Before there was language, there was silence.
Not an empty silence, but a living one. It was filled with sensations, sounds, movements, and presences that had not yet been named. The world existed as it does now, life unfolded as it does now, but meaning had not yet been assigned. There was perception without interpretation. Listening without commentary. Seeing without judgement.
Then came sound. And with sound came meaning.
The moment a sound began to stand for something beyond itself, language was born. A cry was no longer just a cry; it became a call. A gesture was no longer just movement; it became intention. With this arrival of language, our long journey towards meaning truly began. As the philosopher Ludwig Wittgenstein observed, “The limits of my language mean the limits of my world.”
Words — nouns, verbs, adjectives — not just described the world; they shaped it. They gave structure to experience, allowing us to hold it, examine it, and share it. From that moment onwards, nothing was just felt anymore; everything was also named.
Language changed us irrevocably.

On one hand, language allowed us to understand one another. It made collective life possible. Stories could be shared, instructions followed, emotions expressed. On the other hand, it allowed us to make sense of our inner world, which, without language, would remain chaotic, overwhelming, and largely inaccessible. Some philosophers even speculate that consciousness itself evolved alongside language, though that may be an overreach. We were always conscious, weren’t we? Language did not create consciousness; it gave it shape, texture, and continuity.
With language, the idea of meaning took root in us. Which, by the way, is a double-edged gift.
Once we become capable of meaning, two paths open before us. On one path, we succeed in finding it — through love, work, faith, creativity, or understanding — and we live with a certain lightness, even when life is difficult.

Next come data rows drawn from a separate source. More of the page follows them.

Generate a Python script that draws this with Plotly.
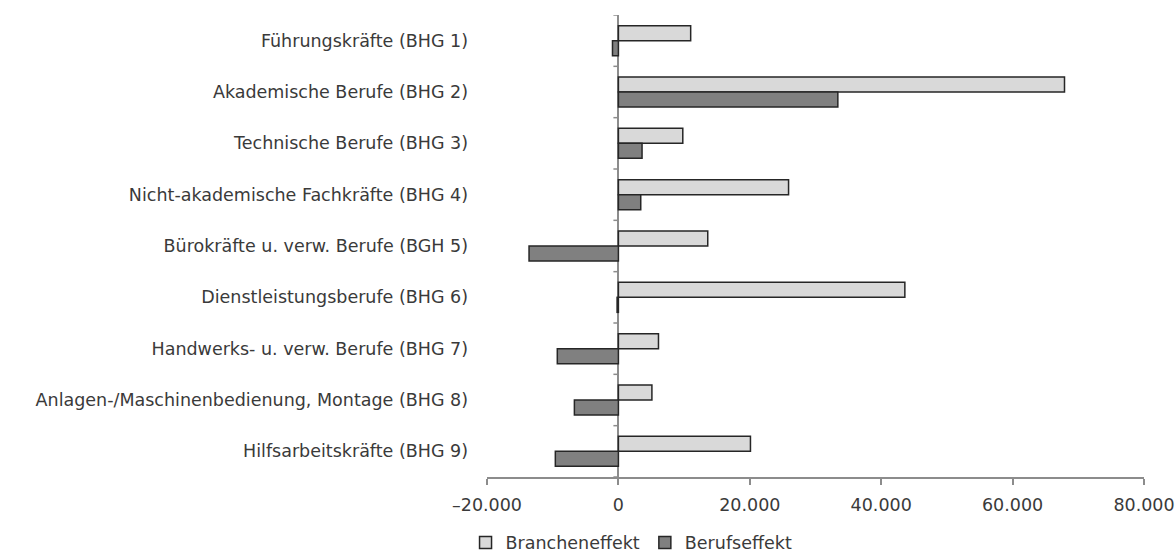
import plotly.graph_objects as go

categories = [
    "Führungskräfte (BHG 1)",
    "Akademische Berufe (BHG 2)",
    "Technische Berufe (BHG 3)",
    "Nicht-akademische Fachkräfte (BHG 4)",
    "Bürokräfte u. verw. Berufe (BGH 5)",
    "Dienstleistungsberufe (BHG 6)",
    "Handwerks- u. verw. Berufe (BHG 7)",
    "Anlagen-/Maschinenbedienung, Montage (BHG 8)",
    "Hilfsarbeitskräfte (BHG 9)",
]
branche = [11000, 67900, 9800, 25900, 13600, 43600, 6100, 5100, 20100]
beruf = [-900, 33400, 3600, 3400, -13600, -200, -9300, -6700, -9600]

tick_vals = [-20000, 0, 20000, 40000, 60000, 80000]
tick_text = ["\u201320.000", "0", "20.000", "40.000", "60.000", "80.000"]

FONT = "DejaVu Sans"
FS = 17.5
TXT = "#3a3a3a"
AX = "#8c8c8c"

fig = go.Figure()
fig.add_trace(go.Bar(
    y=categories, x=branche, orientation="h", name="Brancheneffekt",
    marker=dict(color="#d9d9d9", line=dict(color="#262626", width=1.5)),
))
fig.add_trace(go.Bar(
    y=categories, x=beruf, orientation="h", name="Berufseffekt",
    marker=dict(color="#808080", line=dict(color="#262626", width=1.5)),
))

# tick marks on the vertical (zero) axis at category boundaries
shapes = []
for i in range(len(categories) + 1):
    shapes.append(dict(
        type="line", xref="x", yref="y", xsizemode="pixel", xanchor=0,
        x0=-5, x1=0, y0=i - 0.5, y1=i - 0.5,
        line=dict(color=AX, width=1.5),
    ))

fig.update_layout(
    width=1175, height=552,
    margin=dict(l=487, r=31, t=15, b=75),
    paper_bgcolor="white", plot_bgcolor="white",
    barmode="group", bargap=0.415, bargroupgap=0,
    font=dict(family=FONT, size=FS, color=TXT),
    showlegend=True,
    legend=dict(orientation="h", x=0.22, xanchor="center",
                yref="container", y=0.017, yanchor="middle",
                font=dict(family=FONT, size=FS, color=TXT), traceorder="normal",
                itemwidth=30, tracegroupgap=0),
    shapes=shapes,
    xaxis=dict(
        range=[-20000, 80000], tickvals=tick_vals, ticktext=tick_text,
        showgrid=False, zeroline=True, zerolinecolor=AX, zerolinewidth=1.5,
        showline=True, linecolor=AX, linewidth=1.5,
        ticks="outside", ticklen=6, tickcolor=AX, tickwidth=1.5,
        ticklabelstandoff=5, automargin=False,
        tickfont=dict(family=FONT, size=FS, color=TXT),
    ),
    yaxis=dict(
        range=[len(categories) - 0.5, -0.5], showgrid=False, zeroline=False,
        showline=False, ticks="", ticklabelstandoff=18, automargin=False,
        tickfont=dict(family=FONT, size=FS, color=TXT),
    ),
)

fig.write_html(
    "out.html",
    config={"displayModeBar": False},
    post_script="document.body.style.margin='0';document.body.style.overflow='hidden';",
)
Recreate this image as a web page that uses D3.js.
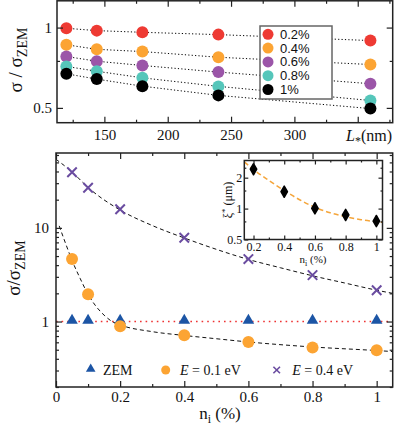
<!DOCTYPE html>
<html>
<head>
<meta charset="utf-8">
<script src="https://cdn.jsdelivr.net/npm/d3@7"></script>
<style>
  body { margin: 0; background: #fff; }
  svg { display: block; }
</style>
</head>
<body>
<svg id="chart" width="395" height="429"></svg>
<script>
// top panel: sigma/sigma_ZEM vs L* for each impurity concentration
const lengthsNm = [120, 144, 180, 240, 360]
const concLabels = ["0.2%", "0.4%", "0.6%", "0.8%", "1%"]
const concColors = ["#ee3a33", "#fca433", "#9b55a8", "#55c6ba", "#000000"]
const sigma02 = [0.994, 0.974, 0.960, 0.941, 0.894]
const sigma04 = [0.862, 0.829, 0.813, 0.774, 0.727]
const sigma06 = [0.779, 0.748, 0.721, 0.681, 0.616]
const sigma08 = [0.715, 0.686, 0.648, 0.602, 0.533]
const sigma10 = [0.671, 0.641, 0.603, 0.557, 0.497]
const topSeries = [sigma02, sigma04, sigma06, sigma08, sigma10]

const topXMajor = [150, 200, 250, 300, 350]
const topXLabels = ["150", "200", "250", "300", ""]
const topXMinor = [125, 175, 225, 275, 325, 375]
const topYMajor = [0.5, 1]
const topYLabels = ["0.5", "1"]
const topYMinor = [0.75]

// bottom panel: sigma/sigma_ZEM vs n_i
const impurity = [0.05, 0.1, 0.2, 0.4, 0.6, 0.8, 1.0]
const zemValues = [1, 1, 1, 1, 1, 1, 1]
const sigmaE01 = [4.64, 1.96, 0.891, 0.714, 0.605, 0.527, 0.493]
const sigmaE04 = [39.2, 26.8, 15.8, 7.84, 4.64, 3.13, 2.16]
// dashed fit curves
const fitE04N = [0, 0.05, 0.1, 0.2, 0.3, 0.4, 0.5, 0.6, 0.7, 0.8, 0.9, 1.0, 1.05]
const fitE04V = [54, 39.5, 27, 15.5, 10.6, 7.8, 5.9, 4.6, 3.75, 3.08, 2.58, 2.16, 2.0]
const fitE01N = [0.01, 0.03, 0.05, 0.075, 0.1, 0.125, 0.15, 0.175, 0.2, 0.3, 0.4, 0.5, 0.6, 0.8, 1.0, 1.05]
const fitE01V = [10.5, 6.8, 4.5, 2.9, 1.95, 1.45, 1.17, 1.0, 0.92, 0.78, 0.71, 0.655, 0.605, 0.535, 0.49, 0.478]

const botXMajor = [0, 0.2, 0.4, 0.6, 0.8, 1]
const botXLabels = ["0", "0.2", "0.4", "0.6", "0.8", "1"]
const botXMinor = [0.1, 0.3, 0.5, 0.7, 0.9]
const botYMajor = [1, 10]
const botYLabels = ["1", "10"]
const botYMinor = [0.2, 0.3, 0.4, 0.5, 0.6, 0.7, 0.8, 0.9, 2, 3, 4, 5, 6, 7, 8, 9, 20, 30, 40, 50, 60]

// inset: xi* vs n_i
const insetConc = [0.2, 0.4, 0.6, 0.8, 1.0]
const xiStar = [2.42, 1.46, 1.007, 0.867, 0.757]
const insetFitN = [0.14, 0.2, 0.3, 0.4, 0.5, 0.6, 0.7, 0.8, 0.9, 1.0, 1.04]
const insetFitV = [2.85, 2.4, 1.88, 1.5, 1.22, 1.03, 0.91, 0.835, 0.78, 0.745, 0.735]
const insetXMajor = [0.2, 0.4, 0.6, 0.8, 1]
const insetXLabels = ["0.2", "0.4", "0.6", "0.8", "1"]
const insetXMinor = [0.3, 0.5, 0.7, 0.9]
const insetYMajor = [0.5, 1, 2]
const insetYLabels = ["0.5", "1", "2"]
const insetYMinor = [0.75, 1.5, 2.5]

const svg = d3.select("#chart")
const serif = "'Liberation Serif', 'DejaVu Serif', serif"
const sans = "'Liberation Sans', Arial, sans-serif"
const frameColor = "#222"

// ticks on all four sides, pointing inward
function frameAxes(x, y, opt) {
  const [x0, x1] = x.range()
  const [y0, y1] = y.range() // y0 = bottom
  const major = opt.major || 6, minor = opt.minor || 3
  const addAxis = (gen, scale, vals, size, fmt, tx, ty, pad, fs) => {
    const g = svg.append("g").attr("transform", `translate(${tx},${ty})`)
      .call(gen(scale).tickValues(vals).tickSize(-size).tickPadding(pad).tickFormat(fmt))
    g.attr("font-family", null)
    g.select(".domain").remove()
    g.selectAll("line").attr("stroke", frameColor).attr("stroke-width", 1.2)
    g.selectAll("text").attr("fill", "#111").style("font-family", serif).style("font-size", fs + "px")
    return g
  }
  const none = () => ""
  addAxis(d3.axisBottom, x, opt.xMajor, major, (d, i) => opt.xLabels[i], 0, y0, opt.xPad, opt.fs)
  addAxis(d3.axisBottom, x, opt.xMinor, minor, none, 0, y0, 0, opt.fs)
  addAxis(d3.axisTop, x, opt.xMajor, major, none, 0, y1, 0, opt.fs)
  addAxis(d3.axisTop, x, opt.xMinor, minor, none, 0, y1, 0, opt.fs)
  addAxis(d3.axisLeft, y, opt.yMajor, major, (d, i) => opt.yLabels[i], x0, 0, opt.yPad, opt.fs)
  addAxis(d3.axisLeft, y, opt.yMinor, minor, none, x0, 0, 0, opt.fs)
  addAxis(d3.axisRight, y, opt.yMajor, major, none, x1, 0, 0, opt.fs)
  addAxis(d3.axisRight, y, opt.yMinor, minor, none, x1, 0, 0, opt.fs)
  svg.append("rect")
    .attr("x", x0).attr("y", y1).attr("width", x1 - x0).attr("height", y0 - y1)
    .attr("fill", "none").attr("stroke", frameColor).attr("stroke-width", 1.5)
}

function sigmaLabel(cx, cy, spaced) {
  const t = svg.append("text")
    .attr("transform", `translate(${cx},${cy}) rotate(-90)`)
    .attr("text-anchor", "middle")
    .style("font-family", serif).style("font-size", "19px").attr("fill", "#111")
  t.append("tspan").text(spaced ? "σ / σ" : "σ/σ")
  t.append("tspan").attr("dy", 5).style("font-size", "14px").text("ZEM")
}

// ---------- top panel ----------
const xTop = d3.scaleLinear().domain([112.6, 377.6]).range([57, 392.7])
const yTop = d3.scaleLog().domain([0.44, 1.26]).range([122.7, 0.8])

const dotLine = d3.line().x((d, i) => xTop(lengthsNm[i])).y(d => yTop(d))
topSeries.forEach(s => {
  svg.append("path").datum(s)
    .attr("d", dotLine)
    .attr("fill", "none").attr("stroke", "#000")
    .attr("stroke-width", 1).attr("stroke-dasharray", "1.2,2.2")
})

// legend box (covers the dotted lines)
const legTop = svg.append("g")
legTop.append("rect")
  .attr("x", 260).attr("y", 26).attr("width", 72).attr("height", 73)
  .attr("fill", "#fff").attr("stroke", "#666").attr("stroke-width", 1.5)

topSeries.forEach((s, k) => {
  svg.append("g").selectAll("circle")
    .data(s)
    .join("circle")
    .attr("cx", (d, i) => xTop(lengthsNm[i]))
    .attr("cy", d => yTop(d))
    .attr("r", 6)
    .attr("fill", concColors[k])
})

concLabels.forEach((lab, k) => {
  const ly = 34.3 + k * 13.8
  legTop.append("circle").attr("cx", 268).attr("cy", ly).attr("r", 5.5).attr("fill", concColors[k])
  legTop.append("text").attr("x", 280).attr("y", ly + 4.5)
    .style("font-family", sans).style("font-size", "13px").attr("fill", "#111").text(lab)
})

frameAxes(xTop, yTop, {
  xMajor: topXMajor, xLabels: topXLabels, xMinor: topXMinor,
  yMajor: topYMajor, yLabels: topYLabels, yMinor: topYMinor,
  xPad: 7, yPad: 5, fs: 15
})

const lLab = svg.append("text").attr("x", 392).attr("y", 141).attr("text-anchor", "end")
  .style("font-family", serif).style("font-size", "16px").attr("fill", "#111")
lLab.append("tspan").style("font-style", "italic").text("L")
lLab.append("tspan").attr("dy", 4).style("font-size", "12px").text("*")
lLab.append("tspan").attr("dy", -4).text("(nm)")

sigmaLabel(22, 60, true)

// ---------- bottom panel ----------
const xBot = d3.scaleLinear().domain([0, 1.05]).range([56, 392.7])
const yBot = d3.scaleLog().domain([0.2, 63]).range([387, 153])

svg.append("defs").append("clipPath").attr("id", "botClip")
  .append("rect").attr("x", 56).attr("y", 153).attr("width", 336.7).attr("height", 234)

// ZEM reference line
svg.append("line")
  .attr("x1", xBot(0)).attr("x2", xBot(1.05)).attr("y1", yBot(1)).attr("y2", yBot(1))
  .attr("stroke", "#ee3333").attr("stroke-width", 1.6).attr("stroke-dasharray", "1.6,4")

const fitLine = (ns) => d3.line().curve(d3.curveMonotoneX).x((d, i) => xBot(ns[i])).y(d => yBot(d))
svg.append("path").datum(fitE04V).attr("d", fitLine(fitE04N)).attr("clip-path", "url(#botClip)")
  .attr("fill", "none").attr("stroke", "#111").attr("stroke-width", 1).attr("stroke-dasharray", "4,3")
svg.append("path").datum(fitE01V).attr("d", fitLine(fitE01N)).attr("clip-path", "url(#botClip)")
  .attr("fill", "none").attr("stroke", "#111").attr("stroke-width", 1).attr("stroke-dasharray", "4,3")

const triColor = "#1c55a5", circColor = "#fca433", crossColor = "#6a4ca0"
const tri = d3.symbol().type(d3.symbolTriangle)
const cross = d3.symbol().type(d3.symbolX)

svg.append("g").selectAll("path")
  .data(zemValues)
  .join("path")
  .attr("transform", (d, i) => `translate(${xBot(impurity[i])},${yBot(d) - 1})`)
  .attr("d", tri.size(58)())
  .attr("fill", triColor)

svg.append("g").selectAll("circle")
  .data(sigmaE01)
  .join("circle")
  .attr("cx", (d, i) => xBot(impurity[i]))
  .attr("cy", d => yBot(d))
  .attr("r", 6)
  .attr("fill", circColor)

svg.append("g").selectAll("path")
  .data(sigmaE04)
  .join("path")
  .attr("transform", (d, i) => `translate(${xBot(impurity[i])},${yBot(d)})`)
  .attr("d", cross.size(60)())
  .attr("fill", "none").attr("stroke", crossColor).attr("stroke-width", 2)

frameAxes(xBot, yBot, {
  xMajor: botXMajor, xLabels: botXLabels, xMinor: botXMinor,
  yMajor: botYMajor, yLabels: botYLabels, yMinor: botYMinor,
  xPad: 4.5, yPad: 7, fs: 15
})

// bottom legend
const legBot = svg.append("g").style("font-family", serif).style("font-size", "14px").attr("fill", "#111")
const legY = 370
legBot.append("path").attr("transform", `translate(90.7,${legY - 1})`).attr("d", tri.size(40)()).attr("fill", triColor)
legBot.append("text").attr("x", 103).attr("y", legY + 5).text("ZEM")
legBot.append("circle").attr("cx", 165.7).attr("cy", legY).attr("r", 4.5).attr("fill", circColor)
const e1 = legBot.append("text").attr("x", 180).attr("y", legY + 5)
e1.append("tspan").style("font-style", "italic").text("E")
e1.append("tspan").text(" = 0.1 eV")
legBot.append("path").attr("transform", `translate(276.7,${legY})`).attr("d", cross.size(30)())
  .attr("fill", "none").attr("stroke", crossColor).attr("stroke-width", 1.6)
const e4 = legBot.append("text").attr("x", 292.3).attr("y", legY + 5)
e4.append("tspan").style("font-style", "italic").text("E")
e4.append("tspan").text(" = 0.4 eV")

const nLab = svg.append("text").attr("x", 220).attr("y", 419).attr("text-anchor", "middle")
  .style("font-family", serif).style("font-size", "17px").attr("fill", "#111")
nLab.append("tspan").text("n")
nLab.append("tspan").attr("dy", 4).style("font-size", "12px").text("i")
nLab.append("tspan").attr("dy", -4).text(" (%)")

sigmaLabel(20, 268, false)

// ---------- inset ----------
const xIn = d3.scaleLinear().domain([0.14, 1.04]).range([244.3, 382.5])
const yIn = d3.scaleLog().domain([0.5, 2.94]).range([239.5, 160.5])

svg.append("rect").attr("x", 244.3).attr("y", 160.5).attr("width", 138.2).attr("height", 79)
  .attr("fill", "#fff")

svg.append("path").datum(insetFitV)
  .attr("d", d3.line().curve(d3.curveMonotoneX).x((d, i) => xIn(insetFitN[i])).y(d => yIn(d)))
  .attr("fill", "none").attr("stroke", "#f5a53a").attr("stroke-width", 1.5).attr("stroke-dasharray", "5,3")

svg.append("g").selectAll("path")
  .data(xiStar)
  .join("path")
  .attr("transform", (d, i) => `translate(${xIn(insetConc[i])},${yIn(d)})`)
  .attr("d", d3.symbol().type(d3.symbolDiamond).size(36)())
  .attr("fill", "#000").attr("stroke", "#000").attr("stroke-width", 1.5).attr("stroke-linejoin", "round")

frameAxes(xIn, yIn, {
  xMajor: insetXMajor, xLabels: insetXLabels, xMinor: insetXMinor,
  yMajor: insetYMajor, yLabels: insetYLabels, yMinor: insetYMinor,
  xPad: 2.5, yPad: 2, fs: 12, major: 4, minor: 2
})

const niIn = svg.append("text").attr("x", 313).attr("y", 263).attr("text-anchor", "middle")
  .style("font-family", serif).style("font-size", "11px").attr("fill", "#111")
niIn.append("tspan").text("n")
niIn.append("tspan").attr("dy", 3).style("font-size", "8px").text("i")
niIn.append("tspan").attr("dy", -3).text(" (%)")

const xiLab = svg.append("text").attr("transform", "translate(232,200) rotate(-90)").attr("text-anchor", "middle")
  .style("font-family", serif).style("font-size", "12px").attr("fill", "#111")
xiLab.append("tspan").text("ξ")
xiLab.append("tspan").attr("dy", -4).style("font-size", "9px").text("*")
xiLab.append("tspan").attr("dy", 4).text(" (μm)")
</script>
</body>
</html>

Viktor Frankl, writing from within the horrors of a concentration camp, observed that “those who have a why to live can bear almost any how.”
On the other path, though, meaning eludes us, and suffering follows. The tragedy is that if we had never known the idea of meaning at all, this particular suffering might never have found us. But once the question arises, thanks to the language itself, it refuses to leave us alone.
Much of our modern distress lives here.
We often believe that our anxiety, restlessness, or dissatisfaction comes from external circumstances. But very often, it comes from something more subtle: our inability to frame our lives clearly in language. We use words constantly, yet we rarely use them well. We misunderstand each other. We miscommunicate our needs. More importantly, we fail to tell ourselves a coherent story about who we are, what we value, and what we are going through.
Language, which could heal us, ends up confusing us.
We use it as a tool, but we do not truly understand it. We narrate our lives carelessly, repeating inherited phrases, borrowed beliefs, and half-formed conclusions.
“I am not good enough.”
“This always happens to me.”
“There is no point.”
These are not facts; they are stories. And once told often enough, they begin to feel like truth. George Orwell warned us that corrupted language can corrupt thought itself. Fortunately, the reverse is equally true: clarified language can clarify life.
This is where the healing power of language reveals itself.
Healing begins by changing the way reality is spoken about. When we learn to pause, to listen to our inner language, to notice the words with which we describe our pain, something shifts. Vague suffering becomes specific. Overwhelming emotion becomes nameable. What can be named can be held, and what can be held can, slowly, be transformed.
Consider grief. When unnamed, it appears as restlessness, fatigue, irritability, or numbness. But when language enters — This is loss. This is longing. This is love that has nowhere to go — the pain does not disappear, but it softens. It becomes human, shareable, survivable.
The same is true of anxiety. When left unexamined, it feels infinite. But when articulated carefully — This is fear of uncertainty. This is a need for control. This is the body anticipating danger where none exists — the fear shrinks to its actual size. Language places boundaries around suffering, and boundaries are the beginning of relief.
So, can we change the way language works in our lives?
Surely.
We begin by becoming conscious narrators of our own experience. By choosing words with care. By questioning the stories we tell ourselves. By writing, not to impress, but to clarify. By reading, not to escape, but to recognise ourselves in another human voice. By learning that a sentence can wound, but it can also mend; it can imprison, but it can also set free.
Language gave birth to meaning. And meaning, when approached wisely, can give birth to healing. The same words that once trapped us can become the ones that lead us home.